As part of its effort to resolve chronic dollar shortage, the Central Bank of Nigeria is set to sell $500 million of two- and three-month currency forwards at auction today, Monday 31 to clear a demand backlog from manufacturers.
The CBN asked lenders to submit bids for the forwards before 1300 GMT, traders said. The bank held a two-month dollar forward auction two weeks ago in which it sold less than expected, traders said.
A lack of dollars has caused many firms to halt operations and lay off workers, compounding an economic crisis rooted in falls in the price of oil, which accounts for 70 percent of Nigeria’s budget revenues.

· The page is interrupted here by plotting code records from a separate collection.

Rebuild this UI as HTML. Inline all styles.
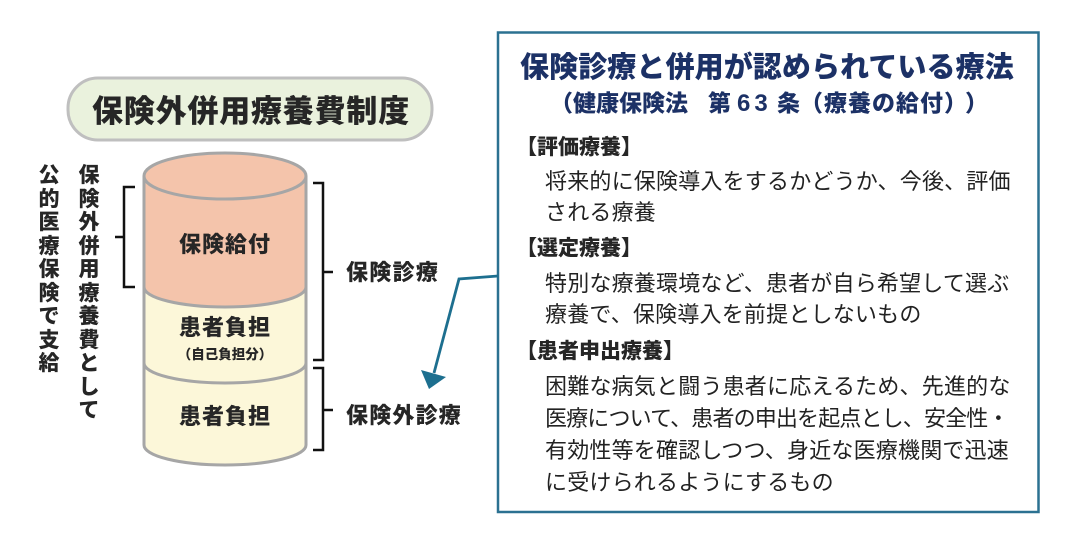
<!DOCTYPE html>
<html>
<head>
<meta charset="utf-8">
<style>
  html,body{margin:0;padding:0;background:#fff;}
  body{width:1069px;height:541px;position:relative;overflow:hidden;
    font-family:"Liberation Sans","Noto Sans CJK JP",sans-serif;color:#262626;}
  .a{position:absolute;white-space:nowrap;}
  .b{font-weight:900;}
  .vcol{position:absolute;width:26px;text-align:center;font-weight:900;font-size:21px;line-height:23.5px;color:#262626;}
  .navy{color:#1c3166;}
  .body{font-size:22px;letter-spacing:0.2px;line-height:22px;color:#222;}
  .hd{font-size:21px;line-height:21px;font-weight:900;color:#262626;}
</style>
</head>
<body>
<svg width="1069" height="541" style="position:absolute;left:0;top:0" xmlns="http://www.w3.org/2000/svg">
  <rect x="68" y="78" width="364" height="62" rx="30" ry="30" fill="#eaf2dd" stroke="#bfbfbf" stroke-width="3"/>
  <path d="M144,176 L144,445 A81,20 0 0 0 306,445 L306,176 Z" fill="#fcf7d9"/>
  <path d="M144,176 L144,287 A81,20 0 0 0 306,287 L306,176 Z" fill="#f4c4ab"/>
  <path d="M144,287 A81,20 0 0 0 306,287" fill="none" stroke="#a6a6a6" stroke-width="3"/>
  <path d="M144,363 A81,20 0 0 0 306,363" fill="none" stroke="#a6a6a6" stroke-width="3"/>
  <path d="M144,176 L144,445 A81,20 0 0 0 306,445 L306,176" fill="none" stroke="#a6a6a6" stroke-width="3"/>
  <ellipse cx="225" cy="176" rx="81" ry="23" fill="#f4c4ab" stroke="#a6a6a6" stroke-width="3"/>
  <path d="M135,187 H124 V287 H135 M124,237 H115" fill="none" stroke="#111" stroke-width="2.5"/>
  <path d="M313,183 H323 V360 H313 M323,272 H333" fill="none" stroke="#111" stroke-width="2.5"/>
  <path d="M313,368 H323 V450 H313 M323,410 H333" fill="none" stroke="#111" stroke-width="2.5"/>
  <rect x="498" y="32.5" width="540.5" height="479.5" fill="none" stroke="#2b7191" stroke-width="2.5"/>
  <path d="M498,276 L459,279 L434,373" fill="none" stroke="#1d6f8f" stroke-width="2.8"/>
  <polygon points="429,389 421,370 446,377" fill="#1d6f8f"/>
</svg>

<div class="a b" style="left:92px;top:95px;font-size:31px;line-height:34px;letter-spacing:0.8px;color:#262626;">保険外併用療養費制度</div>

<div class="vcol" style="left:36px;top:164px;">公<br>的<br>医<br>療<br>保<br>険<br>で<br>支<br>給</div>
<div class="vcol" style="left:76px;top:164px;">保<br>険<br>外<br>併<br>用<br>療<br>養<br>費<br>と<br>し<br>て</div>

<div class="a b" style="left:145px;width:160px;text-align:center;top:233px;font-size:22px;line-height:24px;letter-spacing:1px;">保険給付</div>
<div class="a b" style="left:145px;width:160px;text-align:center;top:316px;font-size:22px;line-height:24px;letter-spacing:1px;">患者負担</div>
<div class="a b" style="left:145px;width:160px;text-align:center;top:347px;font-size:13.5px;line-height:16px;">（自己負担分）</div>
<div class="a b" style="left:145px;width:160px;text-align:center;top:405px;font-size:22px;line-height:24px;letter-spacing:1px;">患者負担</div>

<div class="a b" style="left:346px;top:261px;font-size:22px;line-height:24px;letter-spacing:1.3px;">保険診療</div>
<div class="a b" style="left:346px;top:404px;font-size:22px;line-height:24px;letter-spacing:1.2px;">保険外診療</div>

<div class="a b navy" style="left:520px;top:52px;font-size:29px;line-height:32px;letter-spacing:0.1px;">保険診療と併用が認められている療法</div>
<div class="a b navy" style="left:550px;top:91px;font-size:23px;line-height:25px;">（健康保険法</div>
<div class="a b navy" style="left:708px;top:91px;font-size:23px;line-height:25px;">第</div>
<div class="a b navy" style="left:737px;top:91px;font-size:24px;line-height:25px;letter-spacing:4px;font-family:'Liberation Sans',sans-serif;font-weight:bold;">63</div>
<div class="a b navy" style="left:777px;top:91px;font-size:23px;line-height:25px;">条</div>
<div class="a b navy" style="left:800px;top:91px;font-size:23px;line-height:25px;letter-spacing:1px;">（療養の給付）</div>
<div class="a b navy" style="left:965px;top:91px;font-size:23px;line-height:25px;">）</div>

<div class="a hd" style="left:516px;top:137px;">【評価療養】</div>
<div class="a body" style="left:545px;top:171px;">将来的に保険導入をするかどうか、今後、評価</div>
<div class="a body" style="left:545px;top:202px;">される療養</div>

<div class="a hd" style="left:516px;top:238px;">【選定療養】</div>
<div class="a body" style="left:545px;top:273px;">特別な療養環境など、患者が自ら希望して選ぶ</div>
<div class="a body" style="left:545px;top:304px;">療養で、保険導入を前提としないもの</div>

<div class="a hd" style="left:516px;top:341px;">【患者申出療養】</div>
<div class="a body" style="left:545px;top:376px;">困難な病気と闘う患者に応えるため、先進的な</div>
<div class="a body" style="left:545px;top:408px;letter-spacing:-0.85px;">医療について、患者の申出を起点とし、安全性・</div>
<div class="a body" style="left:545px;top:440px;">有効性等を確認しつつ、身近な医療機関で迅速</div>
<div class="a body" style="left:545px;top:472px;">に受けられるようにするもの</div>
</body>
</html>
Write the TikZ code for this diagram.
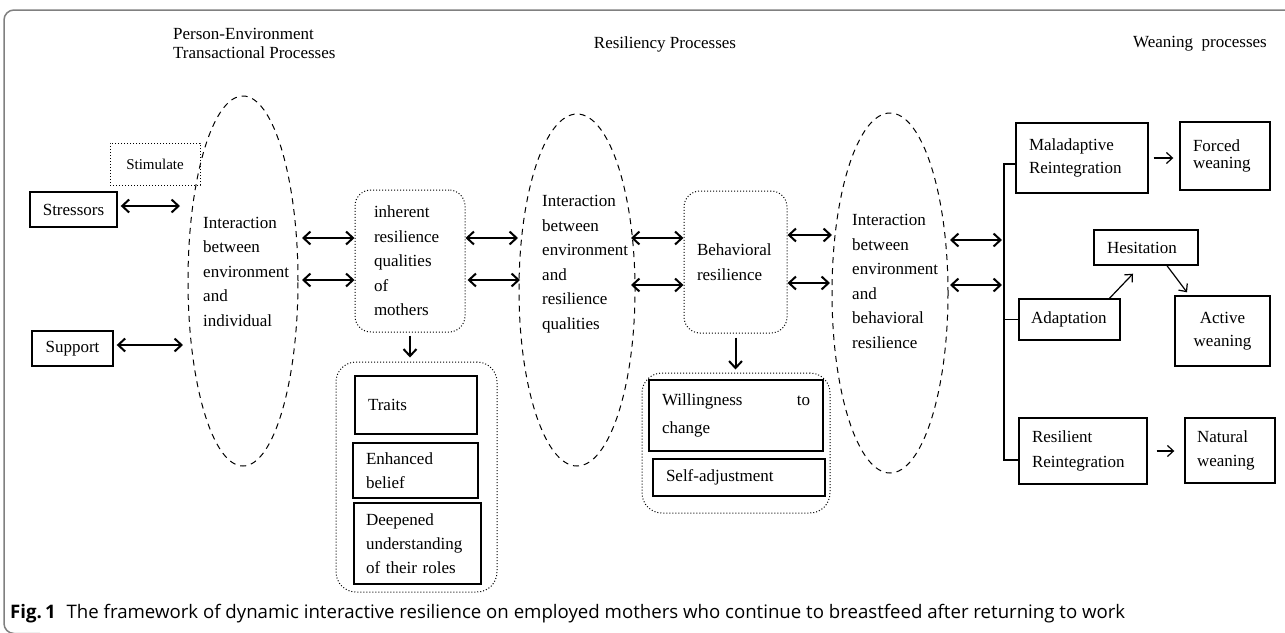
\documentclass[tikz,border=0pt]{standalone}
\usepackage{fontspec}
\usepackage{graphicx}
\setmainfont{Liberation Serif}
\newfontfamily\capfont{Open Sans}
\usetikzlibrary{arrows.meta,shapes.geometric}
\definecolor{framec}{RGB}{128,128,128}
\tikzset{
  base/.style={font=\fontsize{17}{24.5}\selectfont},
  dbl/.style={{Straight Barb[length=7pt,width=13pt]}-{Straight Barb[length=7pt,width=13pt]}, line width=2pt},
  sgl/.style={-{Straight Barb[length=7pt,width=13pt]}, line width=2pt},
  tarrow/.style={-{Straight Barb[length=6pt,width=11pt]}, line width=1.2pt},
  ell/.style={draw, ellipse, dash pattern=on 6pt off 5pt, line width=1pt, inner sep=0pt},
  dotbox/.style={draw, dotted, rounded corners=16pt, line width=1pt, align=left},
  sbox/.style={draw, line width=1.4pt, rectangle, align=left},
  txt/.style={align=left, inner sep=0pt, anchor=west},
  tree/.style={line width=1.3pt}
}
\begin{document}
\begin{tikzpicture}[x=1pt,y=-1pt, every node/.style={base}]
\useasboundingbox (0,0) rectangle (1285,632);
% frame
\draw[framec, line width=1.5pt, rounded corners=10pt] (1290,10) -- (4,10) -- (4,633.5) -- (40,633.5);

% headings
\node[txt, font=\fontsize{17}{19.5}\selectfont] (h1) at (173,43.5) {Person-Environment\\Transactional Processes};
\node[inner sep=0pt] (h2) at (665,44) {Resiliency Processes};
\node[txt] (h3) at (1133,44) {Weaning\ \ processes};

% left column
\node[draw, dotted, line width=1pt, minimum width=90, minimum height=42, font=\fontsize{15}{18}\selectfont] (stim) at (155,164) {Stimulate};
\node[sbox, minimum width=87, minimum height=35] (stress) at (73.5,209.5) {Stressors};
\node[sbox, minimum width=81, minimum height=35] (supp) at (72.5,348.5) {Support};

% ellipse 1
\node[ell, minimum width=110, minimum height=370] (e1) at (243,281) {};
\node[txt] (e1t) at (203,271.5) {Interaction\\between\\environment\\and\\individual};

% inherent
\node[dotbox, minimum width=110, minimum height=142, text width=72, inner xsep=19] (inh) at (410,261) {inherent\\resilience\\qualities\\of\\mothers};
\node[draw, dotted, line width=1pt, rounded corners=20pt, minimum width=161, minimum height=230] (g1) at (416.5,477) {};
\node[sbox, minimum width=122, minimum height=58, text width=96, inner xsep=13] (traits) at (416,405) {Traits};
\node[sbox, minimum width=125, minimum height=55, text width=99, inner xsep=13, font=\fontsize{17}{24}\selectfont] (enh) at (415.5,470.5) {Enhanced\\belief};
\node[sbox, minimum width=127, minimum height=81, text width=103, inner xsep=12, font=\fontsize{17}{24}\selectfont] (deep) at (417.5,543.5) {Deepened\\understanding\\of their roles};

% ellipse 2
\node[ell, minimum width=116, minimum height=352] (e2) at (577,290) {};
\node[txt] (e2t) at (542,264) {Interaction\\between\\environment\\and\\resilience\\qualities};

% behavioral
\node[dotbox, minimum width=103, minimum height=142, text width=77, inner xsep=13] (beh) at (735.5,262) {Behavioral\\resilience};
\node[draw, dotted, line width=1pt, rounded corners=20pt, minimum width=188, minimum height=140] (g2) at (736,443) {};
\node[sbox, minimum width=174, minimum height=71, text width=148, inner xsep=13, font=\fontsize{17}{28}\selectfont] (will) at (736,415.5) {Willingness\hfill to\\change};
\node[sbox, minimum width=172, minimum height=37, text width=146, inner xsep=13] (selfadj) at (739,477.5) {Self-adjustment};

% ellipse 3
\node[ell, minimum width=116, minimum height=360] (e3) at (890,293) {};
\node[txt] (e3t) at (852,281.5) {Interaction\\between\\environment\\and\\behavioral\\resilience};

% right side
\node[sbox, minimum width=132, minimum height=70, text width=106, inner xsep=13, font=\fontsize{17}{23}\selectfont] (mal) at (1082,158) {Maladaptive\\Reintegration};
\node[sbox, minimum width=90, minimum height=68, text width=64, inner xsep=13, font=\fontsize{17}{17.5}\selectfont] (forced) at (1225,156) {Forced\\weaning};
\node[sbox, minimum width=104, minimum height=35, text width=78, inner xsep=13] (hes) at (1146,247.5) {Hesitation};
\node[sbox, minimum width=101, minimum height=41, text width=77, inner xsep=12] (adapt) at (1069.5,319.5) {Adaptation};
\node[sbox, minimum width=95, minimum height=70, text width=80, inner xsep=7.5, align=center, font=\fontsize{17}{23}\selectfont] (active) at (1222.5,331) {Active\\weaning};
\node[sbox, minimum width=128, minimum height=66, text width=102, inner xsep=13] (resil) at (1083,451) {Resilient\\Reintegration};
\node[sbox, minimum width=90, minimum height=65, text width=66, inner xsep=12] (natural) at (1230,450.5) {Natural\\weaning};

% tree
\coordinate (vtop) at (1004,164);
\coordinate (vbot) at (1004,460);
\draw[tree] (mal.west |- vtop) -- (vtop) -- (vbot) -- (resil.west |- vbot);
\draw[tree] (adapt.west) -- (adapt.west -| vtop);

% double arrows
\coordinate (s1) at (180,206);
\coordinate (s2) at (183,345);
\draw[dbl, shorten <=3pt] (stress.east |- s1) -- (s1);
\draw[dbl, shorten <=3pt] (supp.east |- s2) -- (s2);
\coordinate (a1) at (302,238);
\coordinate (a2) at (302,280);
\draw[dbl] (a1) -- (inh.west |- a1);
\draw[dbl] (a2) -- (inh.west |- a2);
\coordinate (b1) at (518,238);
\coordinate (b2) at (520,280);
\draw[dbl] (inh.east |- b1) -- (b1);
\draw[dbl, shorten <=2pt] (inh.east |- b2) -- (b2);
\coordinate (c1) at (631,238);
\coordinate (c2) at (631,285);
\draw[dbl] (c1) -- (beh.west |- c1);
\draw[dbl] (c2) -- (beh.west |- c2);
\coordinate (d1) at (832,235);
\coordinate (d2) at (830,283);
\draw[dbl] (beh.east |- d1) -- (d1);
\draw[dbl] (beh.east |- d2) -- (d2);
\coordinate (f1) at (950,240);
\coordinate (f2) at (950,285);
\draw[dbl, shorten >=2pt] (f1) -- (f1 -| vtop);
\draw[dbl, shorten >=2pt] (f2) -- (f2 -| vtop);

% down arrows
\draw[sgl, shorten <=3pt, shorten >=4pt] (inh.south) -- (inh.south |- g1.north);
\draw[sgl, shorten <=4pt, shorten >=3pt] (beh.south) -- (beh.south |- g2.north);

% thin arrows
\draw[tarrow, shorten <=5pt, shorten >=6pt] (mal.east) -- (forced.west |- mal.east);
\draw[tarrow, shorten <=9pt, shorten >=10pt] (resil.east) -- (natural.west |- resil.east);
\draw[tarrow] ([xshift=40pt]adapt.north) -- ([xshift=-13pt,yshift=-8pt]hes.south);
\draw[tarrow] ([xshift=21pt]hes.south) -- ([xshift=-35.5pt,yshift=3pt]active.north);

% caption
\node[anchor=base west, inner sep=0pt, font=\capfont\fontsize{17}{20}\selectfont] (cap) at (10,618) {\resizebox{1115pt}{!}{\textbf{Fig.\,1}\hspace{10pt}The framework of dynamic interactive resilience on employed mothers who continue to breastfeed after returning to work}};
\end{tikzpicture}
\end{document}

The economic crisis has kept the naira under pressure against the dollar, and the CBN has struggled to support the local currency with diminishing foreign exchange reserves.
Meanwhile, Nigeria’s foreign currency reserves fell 20.5 percent year-on-year to $23.95 billion by Oct. 27, down 2.7 percent month-on-month, central bank data showed on Monday.
The central bank has been selling dollars to support the weakening naira, hit by low oil prices that have triggered the first recession for 25 years.
According to traders there has been no activity on the bank interbank market, where the naira is quoted at N305 to a dollar, two hours after it opened on Monday. On the black market, the naira was quoted at 470.